Franjo Mraz, Winter, 1936, Modern Gallery Zagreb

Although the activity of Zemlja Association of Artists required homogeneity in every respect, it became evident that this was a heterogeneous group, both at the political and ideological level. Zemlja’s goals were doubtlessly noble: it wanted to change the capitalist society with its large number of poor and underprivileged people, approach this neglected social class by thematizing its everyday life, include it actively into social life and improve its housing in the city and outside of it. Its exhibition activity was also considerable. During its relatively short existence the Association organized five exhibitions in Zagreb and one in Paris, Sofia and Belgrade respectively.
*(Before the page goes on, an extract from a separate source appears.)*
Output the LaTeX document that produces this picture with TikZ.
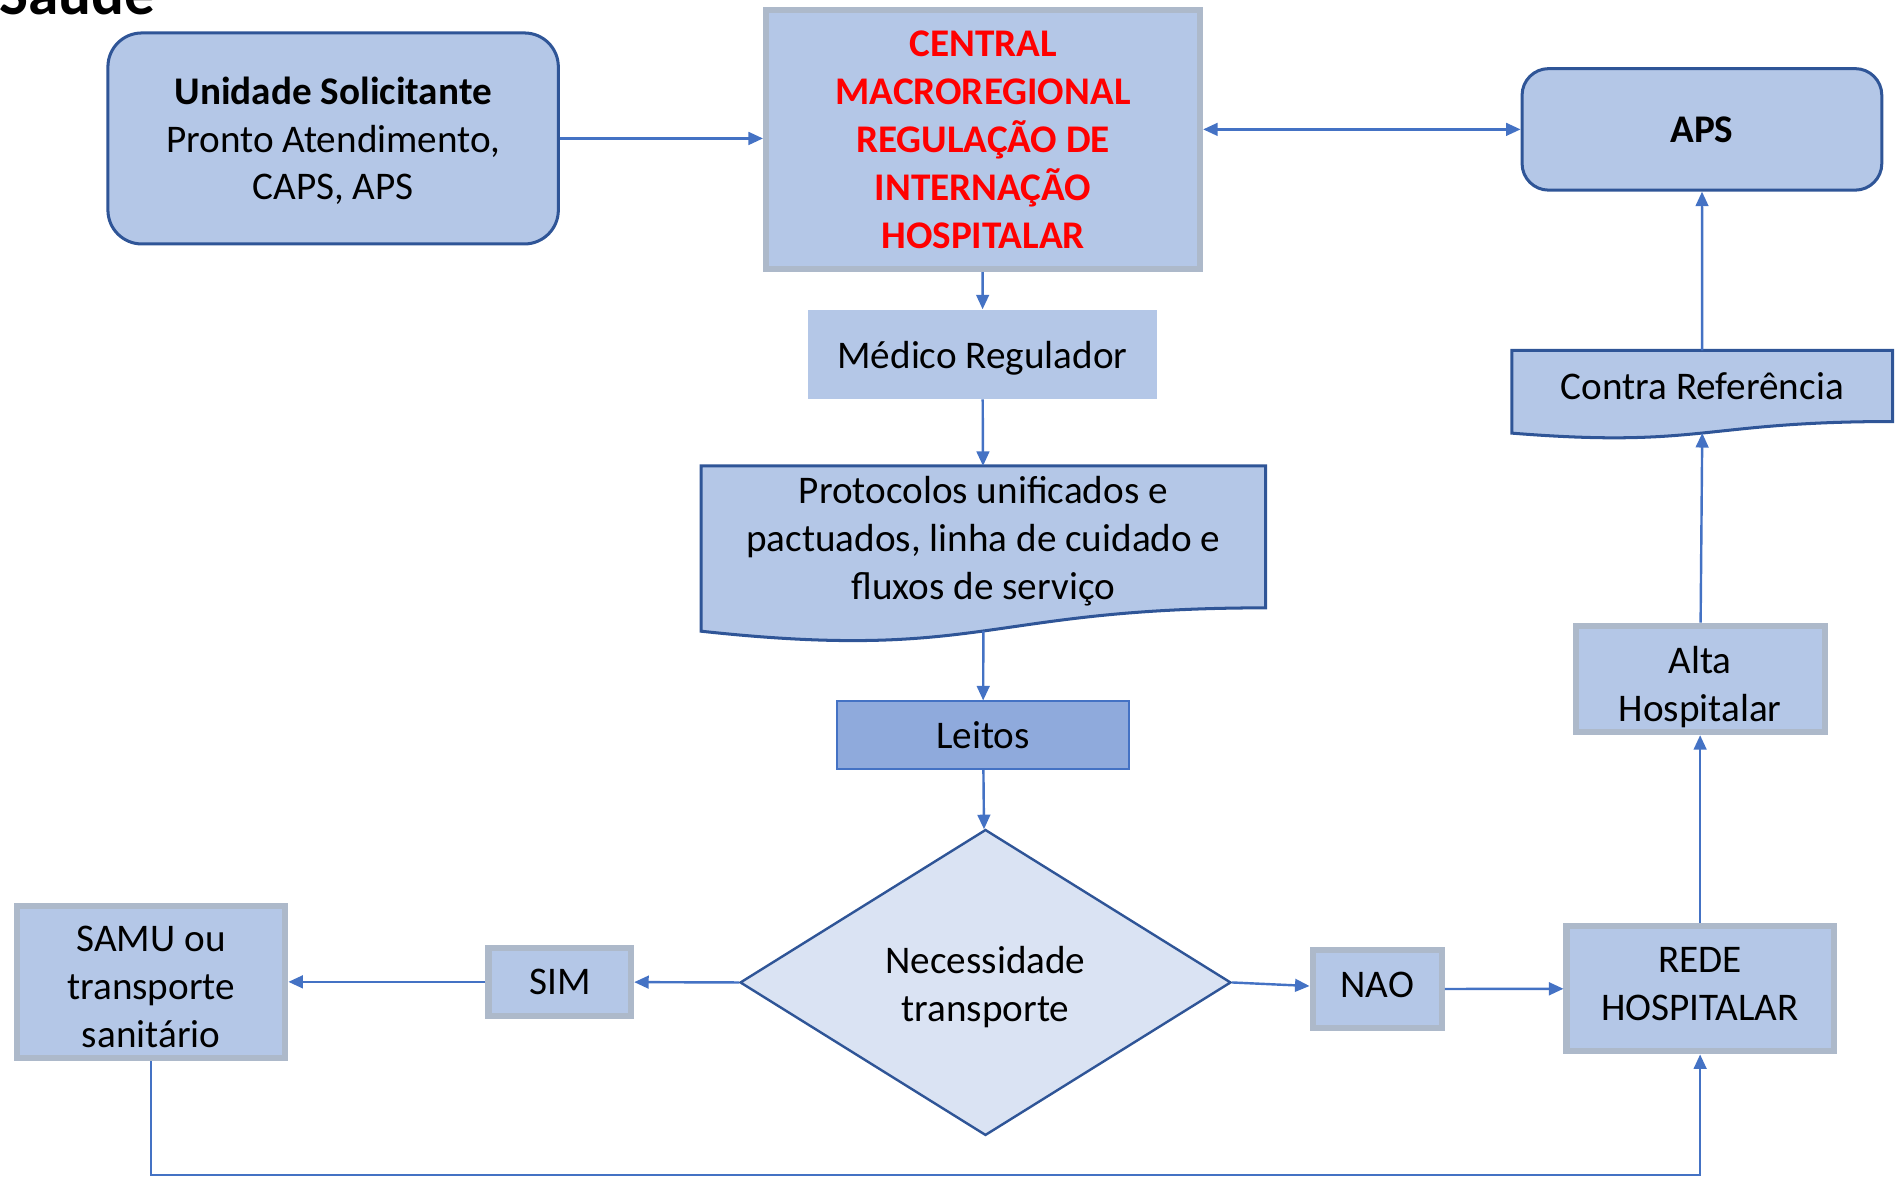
\documentclass[tikz,border=0pt]{standalone}
\usepackage{fontspec}
\setmainfont{Carlito}
\usetikzlibrary{arrows.meta,shapes.geometric,calc,backgrounds}
\definecolor{boxfill}{RGB}{180,199,231}
\definecolor{bedfill}{RGB}{143,170,220}
\definecolor{askfill}{RGB}{218,227,243}
\definecolor{darkline}{RGB}{47,85,151}
\definecolor{arrline}{RGB}{68,114,196}
\definecolor{grayline}{RGB}{173,185,202}
\begin{document}
\begin{tikzpicture}[x=1pt,y=-1pt,
    every node/.style={font=\fontsize{32.4}{39.6}\selectfont, align=center, inner sep=0pt},
    roundbox/.style={draw=darkline, line width=2.5pt, fill=boxfill, rounded corners=28pt},
    graybox/.style={draw=grayline, line width=5pt, fill=boxfill},
    docline/.style={draw=darkline, line width=2.5pt, fill=boxfill},
    boxtext/.style 2 args={label={[yshift=#1]center:{#2}}},
    arr/.style={draw=arrline, line width=2pt, -{Triangle[length=12pt,width=10.5pt]}},
    arrboth/.style={arr, {Triangle[length=12pt,width=10.5pt]}-{Triangle[length=12pt,width=10.5pt]}}]
    \useasboundingbox (0,0) rectangle (1568,977);
    %% title, cut by the page edge
    \node[anchor=base west, font=\fontsize{50.7}{60}\selectfont\bfseries] (title) at (-1,12) {Saúde};
    %% boxes
    \node[roundbox, minimum width=372.5pt, minimum height=174.5pt,
        boxtext={-2pt}{\textbf{Unidade Solicitante}\\Pronto Atendimento,\\CAPS, APS}] (unid) at (275.5,114.5) {};
    \node[graybox, minimum width=359pt, minimum height=214pt, text=red,
        font=\fontsize{32.4}{39.6}\selectfont\bfseries] (central) at (813,115.5)
        {CENTRAL\\MACROREGIONAL\\REGULAÇÃO DE\\INTERNAÇÃO\\HOSPITALAR};
    \node[roundbox, rounded corners=22pt, minimum width=297.5pt, minimum height=100.5pt,
        font=\fontsize{32.4}{39.6}\selectfont\bfseries] (aps) at (1407.5,107) {APS};
    \node[fill=boxfill, minimum width=289pt, minimum height=74pt,
        boxtext={-3pt}{Médico Regulador}] (medico) at (812.5,293) {};
    \node[minimum width=466.5pt, minimum height=117pt,
        boxtext={-3.5pt}{Protocolos unificados e\\pactuados, linha de cuidado e\\fluxos de serviço}] (prot) at (813.25,444) {};
    \node[fill=bedfill, draw=arrline, line width=1.5pt, minimum width=241pt, minimum height=56pt] (leitos) at (813,608) {Leitos};
    \node[diamond, fill=askfill, draw=darkline, line width=2pt, minimum width=406pt, minimum height=253pt,
        boxtext={-4pt}{Necessidade\\transporte}] (decis) at (815,812.5) {};
    \node[graybox, minimum width=118pt, minimum height=56pt] (sim) at (463,812) {SIM};
    \node[graybox, minimum width=222pt, minimum height=126pt,
        boxtext={-4.5pt}{SAMU ou\\transporte\\sanitário}] (samu) at (125,812) {};
    \node[graybox, minimum width=107pt, minimum height=64pt,
        boxtext={3.5pt}{NAO}] (nao) at (1139,818) {};
    \node[graybox, minimum width=221pt, minimum height=104pt,
        boxtext={3.5pt}{REDE\\HOSPITALAR}] (rede) at (1406,817.5) {};
    \node[graybox, minimum width=206pt, minimum height=88pt,
        boxtext={-6.5pt}{Alta\\Hospitalar}] (alta) at (1406,561.5) {};
    \node[minimum width=314.5pt, minimum height=58.4pt] (contra) at (1407.75,319.2) {Contra Referência};
    %% document outlines
    \begin{scope}[on background layer]
        \foreach \doc/\dip/\sag in {prot/44.6/19.3, contra/22.2/9.6}
            \draw[docline] (\doc.north west) -- (\doc.north east) -- (\doc.south east)
                .. controls (\doc.south) and ($(\doc.south)+(0,\dip)$) .. ($(\doc.south west)+(0,\sag)$) -- cycle;
    \end{scope}
    \coordinate (prot-out) at ($(prot.south)+(0,19.1)$);
    \coordinate (contra-in) at ($(contra.south)+(0,9.5)$);
    %% connectors
    \draw[arr] (unid.east) -- (unid.east -| central.west);
    \draw[arrboth] (aps.west -| central.east) -- (aps.west);
    \draw[arr] (central) -- (medico);
    \draw[arr] (medico) -- (prot);
    \draw[arr] (prot-out) -- (leitos);
    \draw[arr] (leitos) -- (decis);
    \draw[arr] (decis.west) -- (sim);
    \draw[arr] (sim) -- (samu);
    \draw[arr] (decis.east) -- (nao);
    \draw[arr] (nao) -- (rede);
    \draw[arr] (samu.south) -- ++(0,94) -| (rede.south);
    \draw[arr] (rede) -- (alta);
    \draw[arr] (alta) -- (contra-in);
    \draw[arr] (contra) -- (aps);
\end{tikzpicture}
\end{document}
Between 1929 and 1935 its members presented their recent production in international group exhibitions in Barcelona, London and Ljubljana. Thirty-seven artists and three guest art groups (Zagreb Work Group, New Artists from Sofia and Petar Dobrović’s Workers’ Painting School from Belgrade) participated at Zemlja’s eight exhibitions (including the one prohibited by the police in 1935), while the members of Zemlja showed more than nine hundred works in all. This means that during the years of its existence Zemlja had an extremely important role on the Croatian art scene, promoting new ideas and actively participating in many areas. The ideological approach of Krsto Hegedušić – the central personality of the Assiciation – has lastingly determined the main characteristics of Zemlja as a group. Thanks to a wide scope of influences he positioned it in the range from social engagement to cultural nationalism: he advocated art in which the striving for a national, independent art expression and direct social engagement from the position of political leftists were two basic moving forces. However, in spite of the idea that the conceptual departure points of Zemlja were not brought to realization – because they were actually unattainable – it became and remained a valuable record of a tumultuous moment in history, of a society in a non-functional state union, of many complicatedly entangled political relations and finally, of art which did not refrain from facing most complex tasks.